━━━━━ DATA TO PROCESS
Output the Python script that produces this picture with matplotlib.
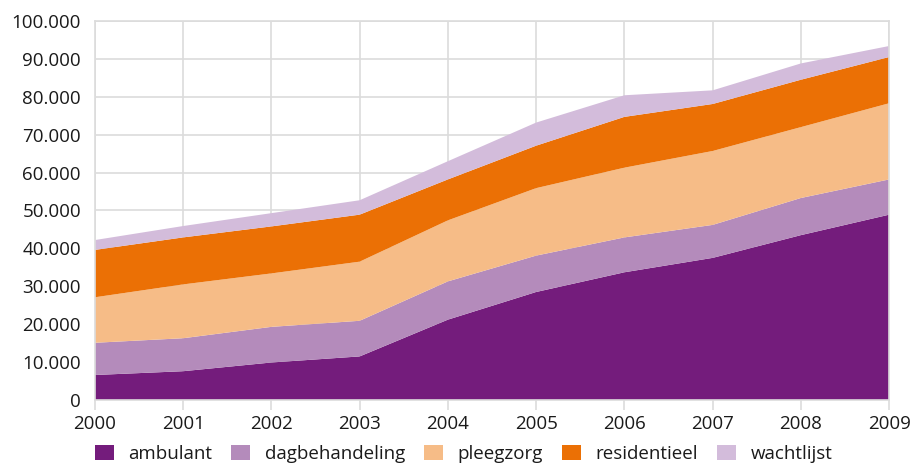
import numpy as np
import matplotlib
matplotlib.use("Agg")
import matplotlib.pyplot as plt
from matplotlib.ticker import FuncFormatter, MultipleLocator

years = [2000, 2001, 2002, 2003, 2004, 2005, 2006, 2007, 2008, 2009]
ambulant = [6600, 7600, 9900, 11500, 21200, 28500, 33700, 37500, 43500, 48900]
dagbehandeling = [8500, 8700, 9400, 9400, 10100, 9600, 9200, 8700, 9800, 9300]
pleegzorg = [12000, 14200, 14100, 15600, 16100, 17800, 18400, 19500, 18700, 20100]
residentieel = [12500, 12400, 12400, 12400, 10800, 11200, 13400, 12400, 12500, 12200]
wachtlijst = [2600, 3000, 3500, 3800, 4800, 6100, 5700, 3600, 4300, 2900]

labels = ["ambulant", "dagbehandeling", "pleegzorg", "residentieel", "wachtlijst"]
colors = ["#741c7c", "#b48bbb", "#f6bc87", "#eb7005", "#d3bcdb"]

plt.rcParams["font.family"] = ["Open Sans", "DejaVu Sans"]
plt.rcParams["text.color"] = "#1a1a1a"
plt.rcParams["xtick.labelcolor"] = "#1a1a1a"
plt.rcParams["ytick.labelcolor"] = "#1a1a1a"

fig = plt.figure(figsize=(9.12, 4.66), dpi=100)
ax = fig.add_axes([0.104, 0.1416, 0.871, 0.8134])

ax.stackplot(years, ambulant, dagbehandeling, pleegzorg, residentieel, wachtlijst,
             labels=labels, colors=colors, linewidth=0, zorder=2)

ax.set_xlim(2000, 2009)
ax.set_ylim(0, 100000)
ax.set_xticks(years)
ax.yaxis.set_major_locator(MultipleLocator(10000))
ax.yaxis.set_major_formatter(FuncFormatter(lambda v, p: f"{int(v):,}".replace(",", ".")))

ax.grid(True, color="#dcdcdc", linewidth=1.2, zorder=0)
ax.set_axisbelow(True)
for s in ax.spines.values():
    s.set_color("#dcdcdc")
    s.set_linewidth(1.2)
ax.tick_params(axis="x", length=7, color="#dcdcdc", width=1.2, labelsize=13.5, pad=4)
ax.tick_params(axis="y", length=0, labelsize=13.5, pad=10)

leg = fig.legend(loc="center left", bbox_to_anchor=(0.104, 0.026), ncol=5, frameon=False,
                 fontsize=13.5, handlelength=1.0, handleheight=0.9, handletextpad=0.8,
                 columnspacing=1.0, borderaxespad=0, borderpad=0)

fig.savefig("out.png", dpi=100)
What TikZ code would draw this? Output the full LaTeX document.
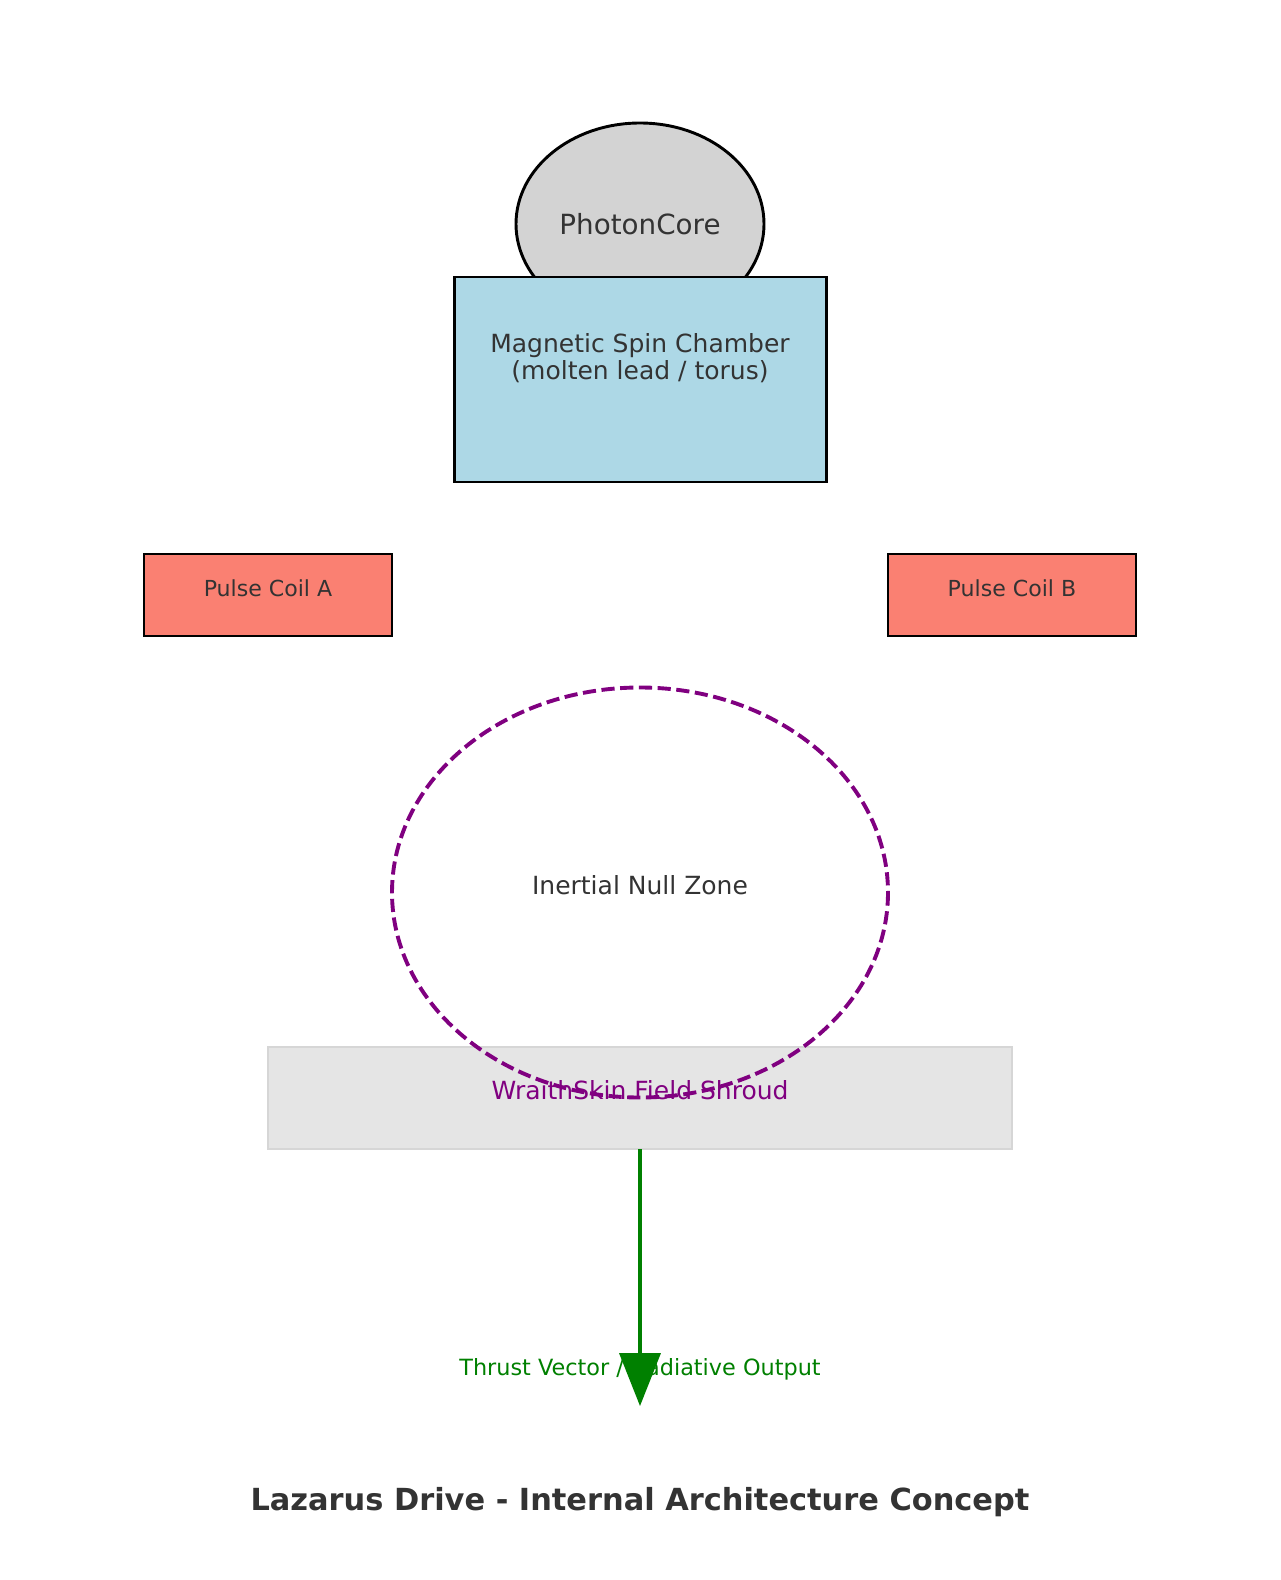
\documentclass[tikz,border=0pt]{standalone}
\usepackage{fontspec}
\setmainfont{DejaVu Sans}
\usetikzlibrary{shapes.geometric,arrows.meta}
\definecolor{txtgray}{HTML}{333333}
\definecolor{corefill}{HTML}{D3D3D3}
\definecolor{chamberfill}{HTML}{ADD8E6}
\definecolor{coilfill}{HTML}{FA8072}
\definecolor{shroudfill}{HTML}{E5E5E5}
\definecolor{shroudline}{HTML}{D6D6D6}
\definecolor{nullpurple}{HTML}{800080}
\definecolor{thrustgreen}{HTML}{008000}
\tikzset{
  label/.style={text=txtgray, inner sep=0pt, align=center},
  solidbox/.style={draw=black, line width=2.1pt},
}
\begin{document}
\begin{tikzpicture}[x=0.72pt,y=-0.72pt]
\useasboundingbox[fill=white] (0,0) rectangle (1280,1580);
% PhotonCore
\draw[solidbox, fill=corefill] (640,224) ellipse [x radius=124, y radius=101];
\node[label, font=\fontsize{20}{22}\selectfont] (core) at (640,224) {PhotonCore};
% Magnetic Spin Chamber
\draw[solidbox, fill=chamberfill] (454.5,277) rectangle (826.5,482);
\coordinate (chamber) at (640,379.5);
\node[label, font=\fontsize{18}{19.6}\selectfont] (chambertext) at (640,358.5) {Magnetic Spin Chamber\\(molten lead / torus)};
% Pulse coils
\draw[solidbox, fill=coilfill] (144,554) rectangle (392,636);
\node[label, font=\fontsize{15.9}{18}\selectfont] (coilA) at (268,588) {Pulse Coil A};
\draw[solidbox, fill=coilfill] (888,554) rectangle (1136,636);
\node[label, font=\fontsize{15.9}{18}\selectfont] (coilB) at (1012,588) {Pulse Coil B};
% Shroud
\draw[draw=shroudline, line width=2pt, fill=shroudfill] (268,1047) rectangle (1012,1149);
\coordinate (shroudbottom) at (640,1149);
% Inertial Null Zone
\draw[nullpurple, line width=2.8pt, dash pattern=on 9.5pt off 4pt] (640,892.5) ellipse [x radius=248, y radius=205];
\node[label, font=\fontsize{18}{20}\selectfont] (null) at (640,885) {Inertial Null Zone};
\node[label, text=nullpurple, font=\fontsize{18}{20}\selectfont] (shroud) at (640,1090) {WraithSkin Field Shroud};
% Thrust
\node[label, text=thrustgreen, font=\fontsize{16.1}{18}\selectfont] (thrust) at (640,1369) {Thrust Vector / Radiative Output};
\coordinate (tip) at (640,1406);
\draw[thrustgreen, line width=2.3pt, -{Triangle[width=29.5pt,length=38pt]}] (shroudbottom) -- (tip);
% Title
\node[label, font=\bfseries\fontsize{21.9}{25}\selectfont] (title) at (640,1502) {Lazarus Drive - Internal Architecture Concept};
\end{tikzpicture}
\end{document}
━━━━━━━━━━
WHAT IS NEEDED >>
Quote the data above in full and without alteration; skip the pictures.

THE COMPLETED TASK >>
Output the Python script that produces this picture with matplotlib.
import numpy as np
import matplotlib
matplotlib.use("Agg")
import matplotlib.pyplot as plt
from matplotlib.ticker import FuncFormatter, MultipleLocator

years = [2000, 2001, 2002, 2003, 2004, 2005, 2006, 2007, 2008, 2009]
ambulant = [6600, 7600, 9900, 11500, 21200, 28500, 33700, 37500, 43500, 48900]
dagbehandeling = [8500, 8700, 9400, 9400, 10100, 9600, 9200, 8700, 9800, 9300]
pleegzorg = [12000, 14200, 14100, 15600, 16100, 17800, 18400, 19500, 18700, 20100]
residentieel = [12500, 12400, 12400, 12400, 10800, 11200, 13400, 12400, 12500, 12200]
wachtlijst = [2600, 3000, 3500, 3800, 4800, 6100, 5700, 3600, 4300, 2900]

labels = ["ambulant", "dagbehandeling", "pleegzorg", "residentieel", "wachtlijst"]
colors = ["#741c7c", "#b48bbb", "#f6bc87", "#eb7005", "#d3bcdb"]

plt.rcParams["font.family"] = ["Open Sans", "DejaVu Sans"]
plt.rcParams["text.color"] = "#1a1a1a"
plt.rcParams["xtick.labelcolor"] = "#1a1a1a"
plt.rcParams["ytick.labelcolor"] = "#1a1a1a"

fig = plt.figure(figsize=(9.12, 4.66), dpi=100)
ax = fig.add_axes([0.104, 0.1416, 0.871, 0.8134])

ax.stackplot(years, ambulant, dagbehandeling, pleegzorg, residentieel, wachtlijst,
             labels=labels, colors=colors, linewidth=0, zorder=2)

ax.set_xlim(2000, 2009)
ax.set_ylim(0, 100000)
ax.set_xticks(years)
ax.yaxis.set_major_locator(MultipleLocator(10000))
ax.yaxis.set_major_formatter(FuncFormatter(lambda v, p: f"{int(v):,}".replace(",", ".")))

ax.grid(True, color="#dcdcdc", linewidth=1.2, zorder=0)
ax.set_axisbelow(True)
for s in ax.spines.values():
    s.set_color("#dcdcdc")
    s.set_linewidth(1.2)
ax.tick_params(axis="x", length=7, color="#dcdcdc", width=1.2, labelsize=13.5, pad=4)
ax.tick_params(axis="y", length=0, labelsize=13.5, pad=10)

leg = fig.legend(loc="center left", bbox_to_anchor=(0.104, 0.026), ncol=5, frameon=False,
                 fontsize=13.5, handlelength=1.0, handleheight=0.9, handletextpad=0.8,
                 columnspacing=1.0, borderaxespad=0, borderpad=0)

fig.savefig("out.png", dpi=100)
What TikZ code would draw this? Output the full LaTeX document.
\documentclass[tikz,border=0pt]{standalone}
\usepackage{fontspec}
\setmainfont{DejaVu Sans}
\usetikzlibrary{shapes.geometric,arrows.meta}
\definecolor{txtgray}{HTML}{333333}
\definecolor{corefill}{HTML}{D3D3D3}
\definecolor{chamberfill}{HTML}{ADD8E6}
\definecolor{coilfill}{HTML}{FA8072}
\definecolor{shroudfill}{HTML}{E5E5E5}
\definecolor{shroudline}{HTML}{D6D6D6}
\definecolor{nullpurple}{HTML}{800080}
\definecolor{thrustgreen}{HTML}{008000}
\tikzset{
  label/.style={text=txtgray, inner sep=0pt, align=center},
  solidbox/.style={draw=black, line width=2.1pt},
}
\begin{document}
\begin{tikzpicture}[x=0.72pt,y=-0.72pt]
\useasboundingbox[fill=white] (0,0) rectangle (1280,1580);
% PhotonCore
\draw[solidbox, fill=corefill] (640,224) ellipse [x radius=124, y radius=101];
\node[label, font=\fontsize{20}{22}\selectfont] (core) at (640,224) {PhotonCore};
% Magnetic Spin Chamber
\draw[solidbox, fill=chamberfill] (454.5,277) rectangle (826.5,482);
\coordinate (chamber) at (640,379.5);
\node[label, font=\fontsize{18}{19.6}\selectfont] (chambertext) at (640,358.5) {Magnetic Spin Chamber\\(molten lead / torus)};
% Pulse coils
\draw[solidbox, fill=coilfill] (144,554) rectangle (392,636);
\node[label, font=\fontsize{15.9}{18}\selectfont] (coilA) at (268,588) {Pulse Coil A};
\draw[solidbox, fill=coilfill] (888,554) rectangle (1136,636);
\node[label, font=\fontsize{15.9}{18}\selectfont] (coilB) at (1012,588) {Pulse Coil B};
% Shroud
\draw[draw=shroudline, line width=2pt, fill=shroudfill] (268,1047) rectangle (1012,1149);
\coordinate (shroudbottom) at (640,1149);
% Inertial Null Zone
\draw[nullpurple, line width=2.8pt, dash pattern=on 9.5pt off 4pt] (640,892.5) ellipse [x radius=248, y radius=205];
\node[label, font=\fontsize{18}{20}\selectfont] (null) at (640,885) {Inertial Null Zone};
\node[label, text=nullpurple, font=\fontsize{18}{20}\selectfont] (shroud) at (640,1090) {WraithSkin Field Shroud};
% Thrust
\node[label, text=thrustgreen, font=\fontsize{16.1}{18}\selectfont] (thrust) at (640,1369) {Thrust Vector / Radiative Output};
\coordinate (tip) at (640,1406);
\draw[thrustgreen, line width=2.3pt, -{Triangle[width=29.5pt,length=38pt]}] (shroudbottom) -- (tip);
% Title
\node[label, font=\bfseries\fontsize{21.9}{25}\selectfont] (title) at (640,1502) {Lazarus Drive - Internal Architecture Concept};
\end{tikzpicture}
\end{document}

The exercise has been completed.